The mark of that image is more than intelligence. It is self-awareness, moral awareness, and the mysterious ability to love beyond instinct. Humanity alone can look upon another person and think, You are. That recognition is sacred. It is the root of dignity. It is the whisper of eternity inside the heart of a creature made from dust yet touched by glory.
A wolf may protect its pack. A bird may die for its young. But humanity alone can choose compassion when it costs something. Humanity alone can love an enemy. Humanity alone can forgive the unforgivable. That is not instinct. That is the image of divine love awakening in man.
We were designed to mirror the One who said, “Thou shalt love thy neighbour as thyself.” Love that gives, heals, and redeems is not learned through evolution. It is breathed into us from the beginning.
The more we love, the more we resemble the Creator who formed us. The more we give, the clearer His likeness shines. Every act of mercy, every moment of creation, every pursuit of truth is a reflection of His nature pressing through our own.
And at the center of history, the image took form and walked among us.
“The Word was made flesh, and dwelt among us” (John 1:14). Christ did not only teach the image of love; He embodied it. His life revealed what the image was always meant to display. Perfect love that gives itself away. On the cross, He showed the world what God’s likeness looks like when revealed in full. Not power. Not conquest. Not survival. But self-giving love.
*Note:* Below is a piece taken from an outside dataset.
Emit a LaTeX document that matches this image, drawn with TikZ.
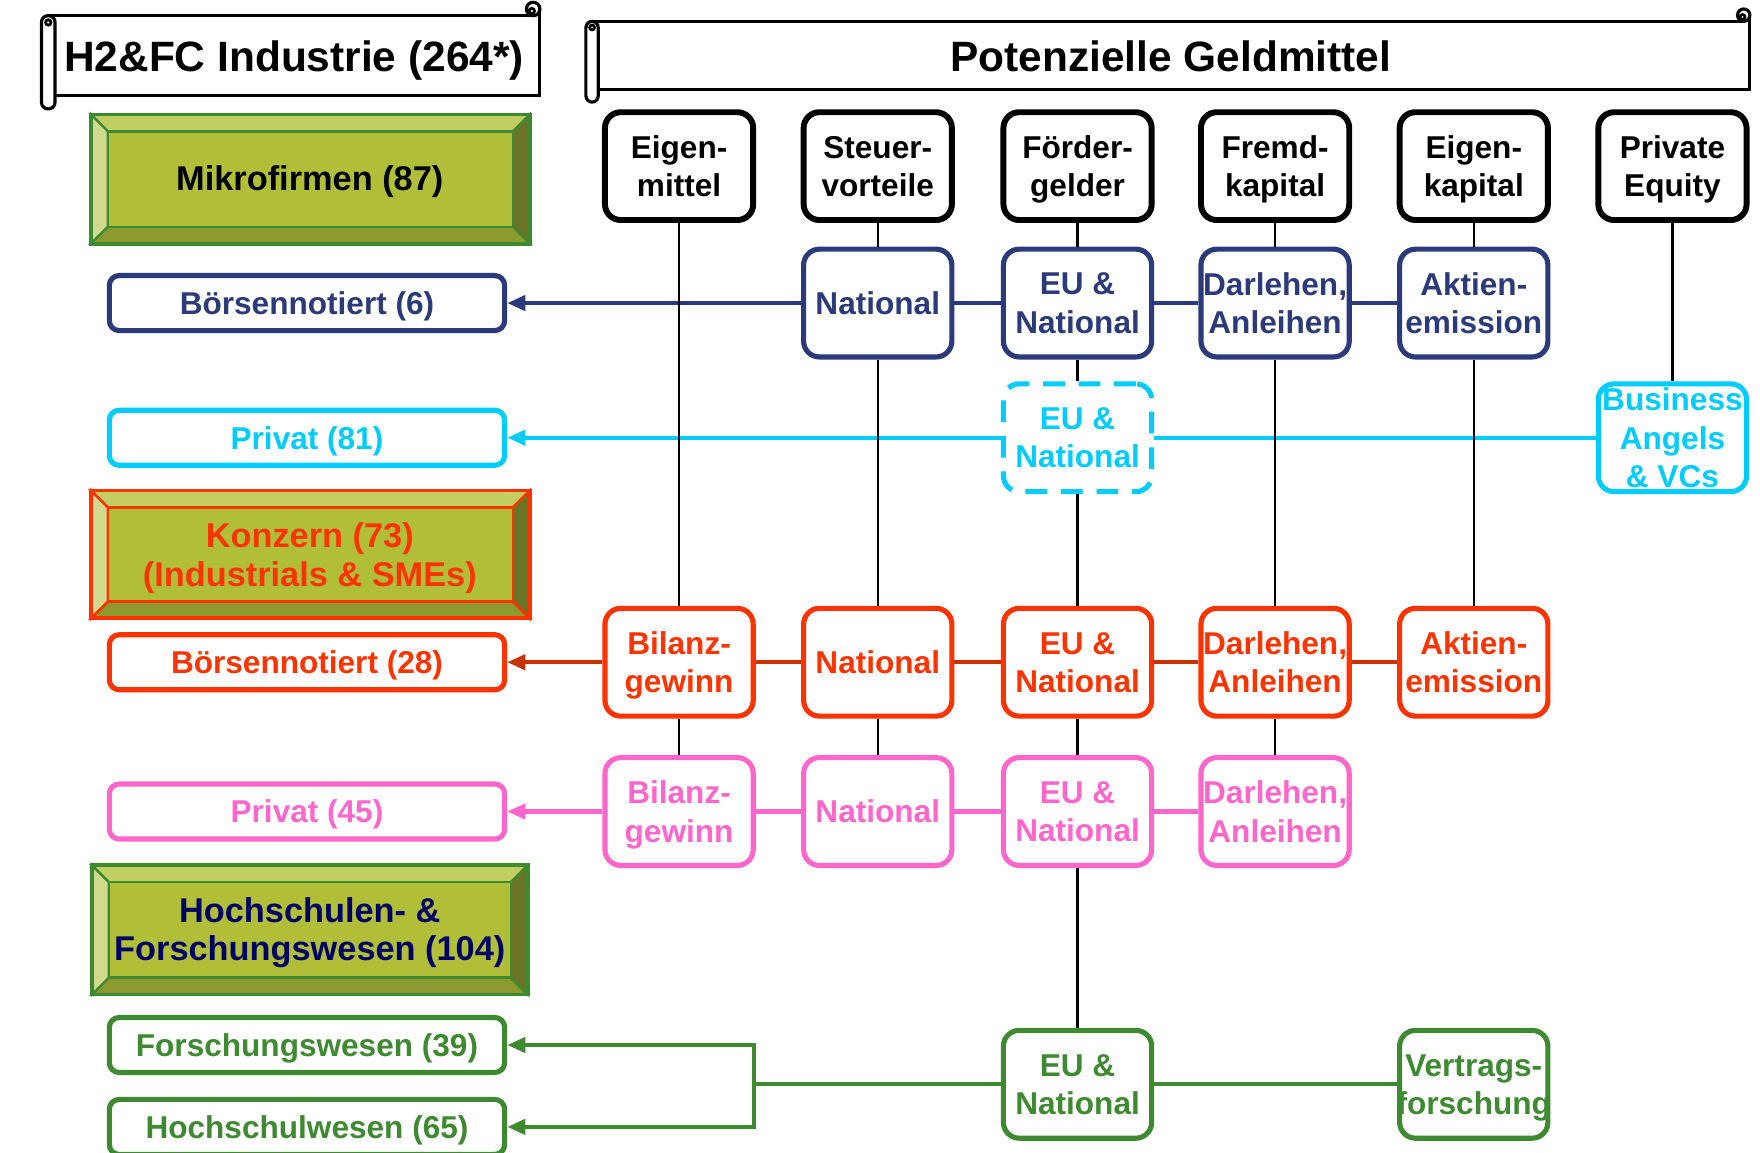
\documentclass[tikz,border=0pt]{standalone}
\usepackage{fontspec}
\setmainfont{Liberation Sans}
\usetikzlibrary{arrows.meta,positioning}

\definecolor{boerse}{HTML}{2B3A7A}
\definecolor{privat}{HTML}{00CCFF}
\definecolor{konzern}{HTML}{FF3300}
\definecolor{konzernline}{HTML}{C83200}
\definecolor{privatpink}{HTML}{FF66CC}
\definecolor{forschung}{HTML}{3D8A30}
\definecolor{deepnavy}{HTML}{000066}
\definecolor{bevelface}{HTML}{B0BE38}
\definecolor{beveltop}{HTML}{C2CE62}
\definecolor{bevelleft}{HTML}{D1DA8C}
\definecolor{bevelright}{HTML}{6A7426}
\definecolor{bevelbottom}{HTML}{8C9A30}

% scroll banner: left, right, top, bottom, roll size
\newcommand{\scrollbanner}[5]{%
  \filldraw[fill=white, line width=0.8pt] (#1+#5/2,-#3) -- (#2-#5/2,-#3) -- (#2-#5/2,-#3+#5/2) -- (#2,-#3+#5/2) -- (#2,-#4) -- (#1+#5/2,-#4) -- cycle;
  \filldraw[fill=white, line width=0.8pt] (#2-#5/2,-#3+#5/2) circle[radius=#5/2];
  \draw[line width=0.7pt] (#2-#5*0.6,-#3+#5*0.35) circle[radius=#5/5];
  \filldraw[fill=white, line width=0.8pt, rounded corners=1.6pt] (#1,-#3) rectangle (#1+#5,-#4-#5);
  \draw[line width=0.7pt] (#1+#5/2,-#3-#5*0.5) circle[radius=#5/5];
}

% bevelled button: left, top, right, bottom, outline colour
\newcommand{\bevelbutton}[5]{%
  \filldraw[fill=beveltop, draw=#5, line width=0.6pt] (#1,-#2) -- (#3,-#2) -- (#3-15,-#2-15) -- (#1+15,-#2-15) -- cycle;
  \filldraw[fill=bevelbottom, draw=#5, line width=0.6pt] (#1,-#4) -- (#3,-#4) -- (#3-15,-#4+15) -- (#1+15,-#4+15) -- cycle;
  \filldraw[fill=bevelleft, draw=#5, line width=0.6pt] (#1,-#2) -- (#1+15,-#2-15) -- (#1+15,-#4+15) -- (#1,-#4) -- cycle;
  \filldraw[fill=bevelright, draw=#5, line width=0.6pt] (#3,-#2) -- (#3-15,-#2-15) -- (#3-15,-#4+15) -- (#3,-#4) -- cycle;
  \filldraw[fill=bevelface, draw=#5, line width=0.6pt] (#1+15,-#2-15) rectangle (#3-15,-#4+15);
  \draw[draw=#5, line width=1pt] (#1,-#2) rectangle (#3,-#4);
}

\begin{document}
\begin{tikzpicture}[x=0.01cm, y=0.01cm,
  head/.style={draw=black, line width=1.5pt, rounded corners=4pt, fill=white,
    minimum width=1.32cm, minimum height=0.96cm, inner sep=0pt, align=center,
    text depth=0pt, font=\fontsize{8}{9.7}\selectfont\bfseries},
  fund/.style={head, draw=#1, text=#1, line width=1.3pt},
  groupbox/.style={draw=#1, text=#1, line width=1.3pt, rounded corners=2.5pt, fill=white,
    minimum width=3.52cm, minimum height=0.49cm, inner sep=0pt, text depth=0pt,
    font=\fontsize{8}{9.7}\selectfont\bfseries},
  buttontext/.style={align=center, text depth=0pt, font=\fontsize{8.7}{9.7}\selectfont\bfseries},
  bannertext/.style={text depth=0pt, font=\fontsize{10.75}{13}\selectfont\bfseries},
  flowline/.style={draw=#1, line width=1.1pt},
  arrowend/.style={-{Triangle[length=4.6pt, width=3.8pt]}},
  spine/.style={draw=black, line width=0.6pt}]

  \useasboundingbox (0,0) rectangle (1568,-1027);

  % banners
  \scrollbanner{37}{481}{14}{85}{12}
  \scrollbanner{522}{1559}{19}{80}{11}
  \node[bannertext] (industrie) at (262,-50) {H2\&FC Industrie (264*)};
  \node[bannertext] (geldmittel) at (1043,-50) {Potenzielle Geldmittel};

  % firm groups
  \bevelbutton{81}{102}{472}{217}{forschung}
  \node[buttontext] (mikro) at (276,-159) {Mikrofirmen (87)};
  \bevelbutton{81}{437}{472}{551}{konzern}
  \node[buttontext, text=konzern] (konz) at (276,-494) {Konzern (73)\\(Industrials \& SMEs)};
  \bevelbutton{82}{771}{470}{886}{forschung}
  \node[buttontext, text=deepnavy] (hochsch) at (276,-828) {Hochschulen- \&\\Forschungswesen (104)};

  \node[groupbox=boerse] (l1) at (273.5,-270) {Börsennotiert (6)};
  \node[groupbox=privat] (l2) at (273.5,-390) {Privat (81)};
  \node[groupbox=konzern] (l3) at (273.5,-590) {Börsennotiert (28)};
  \node[groupbox=privatpink] (l4) at (273.5,-723) {Privat (45)};
  \node[groupbox=forschung] (l5) at (273.5,-931) {Forschungswesen (39)};
  \node[groupbox=forschung] (l6) at (273.5,-1004) {Hochschulwesen (65)};

  % kinds of funding
  \node[head] (h1) at (605,-148) {Eigen-\\mittel};
  \node[head] (h2) at (782,-148) {Steuer-\\vorteile};
  \node[head] (h3) at (960,-148) {Förder-\\gelder};
  \node[head] (h4) at (1136,-148) {Fremd-\\kapital};
  \node[head] (h5) at (1313,-148) {Eigen-\\kapital};
  \node[head] (h6) at (1490,-148) {Private\\Equity};

  \node[fund=boerse] (n2) at (782,-270) {National};
  \node[fund=boerse] (n3) at (960,-270) {EU \&\\National};
  \node[fund=boerse] (n4) at (1136,-270) {Darlehen,\\Anleihen};
  \node[fund=boerse] (n5) at (1313,-270) {Aktien-\\emission};

  \node[fund=privat, dash pattern=on 5.5pt off 3.5pt] (c3) at (960,-390) {EU \&\\National};
  \node[fund=privat] (c6) at (1490,-390) {Business\\Angels\\\& VCs};

  \node[fund=konzern] (r1) at (605,-590) {Bilanz-\\gewinn};
  \node[fund=konzern] (r2) at (782,-590) {National};
  \node[fund=konzern] (r3) at (960,-590) {EU \&\\National};
  \node[fund=konzern] (r4) at (1136,-590) {Darlehen,\\Anleihen};
  \node[fund=konzern] (r5) at (1313,-590) {Aktien-\\emission};

  \node[fund=privatpink] (p1) at (605,-723) {Bilanz-\\gewinn};
  \node[fund=privatpink] (p2) at (782,-723) {National};
  \node[fund=privatpink] (p3) at (960,-723) {EU \&\\National};
  \node[fund=privatpink] (p4) at (1136,-723) {Darlehen,\\Anleihen};

  \node[fund=forschung] (g3) at (960,-966) {EU \&\\National};
  \node[fund=forschung] (g5) at (1313,-966) {Vertrags-\\\makebox[0pt]{forschung}};
  \coordinate (gfork) at (672,-966);

  % flows to the groups
  \draw[flowline=boerse] (n5) -- (n4) -- (n3) -- (n2);
  \draw[flowline=boerse, arrowend] (n2) -- (l1);
  \draw[flowline=privat] (c6) -- (c3);
  \draw[flowline=privat, arrowend] (c3) -- (l2);
  \draw[flowline=konzernline] (r5) -- (r4) -- (r3) -- (r2) -- (r1);
  \draw[flowline=konzernline, arrowend] (r1) -- (l3);
  \draw[flowline=privatpink] (p4) -- (p3) -- (p2) -- (p1);
  \draw[flowline=privatpink, arrowend] (p1) -- (l4);
  \draw[flowline=forschung] (g5) -- (g3) -- (gfork);
  \draw[flowline=forschung, arrowend] (gfork) |- (l5);
  \draw[flowline=forschung, arrowend] (gfork) |- (l6);

  % columns
  \draw[spine] (h1) -- (r1);
  \draw[spine] (r1) -- (p1);
  \draw[spine] (h2) -- (n2);
  \draw[spine] (n2) -- (r2);
  \draw[spine] (r2) -- (p2);
  \draw[spine] (h3) -- (n3);
  \draw[spine] (n3) -- (c3);
  \draw[spine] (c3) -- (r3);
  \draw[spine] (r3) -- (p3);
  \draw[spine] (p3) -- (g3);
  \draw[spine] (h4) -- (n4);
  \draw[spine] (n4) -- (r4);
  \draw[spine] (r4) -- (p4);
  \draw[spine] (h5) -- (n5);
  \draw[spine] (n5) -- (r5);
  \draw[spine] (h6) -- (c6);
\end{tikzpicture}
\end{document}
“Greater love hath no man than this, that a man lay down his life for his friends” (John 15:13). That is the center of everything. The cross is not the collapse of divinity but its unveiling. Love emptied itself for the sake of those who could not repay it. That is what divine image looks like when it breathes through human form.
And then, love rose.
The resurrection was not only the victory of one man over death; it was the restoration of what man was always meant to be, a living reflection of the God who is love. Through Christ, the image is renewed. Through His Spirit, it begins again in every heart that believes.
“For whom he did foreknow, he also did predestinate to be conformed to the image of his Son” (Romans 8:29). The goal of redemption is not escape from this world but transformation within it — the restoration of the image we were created to bear. Every soul remade in Christ is a mirror polished by grace, turning again toward the light.
So look at the world with reverence. Every face you meet bears the trace of His handiwork. Every person is a canvas of divine possibility. Every act of love is a small resurrection, a spark of the image awakening again.
We were not made to survive. We were made to reveal.
Not to conquer, but to reflect.
Not to ascend through pride, but to shine through love.
“For God is love” (1 John 4:8). And to be made in His image is to carry that love into the dust and darkness until the earth itself begins to mirror heaven.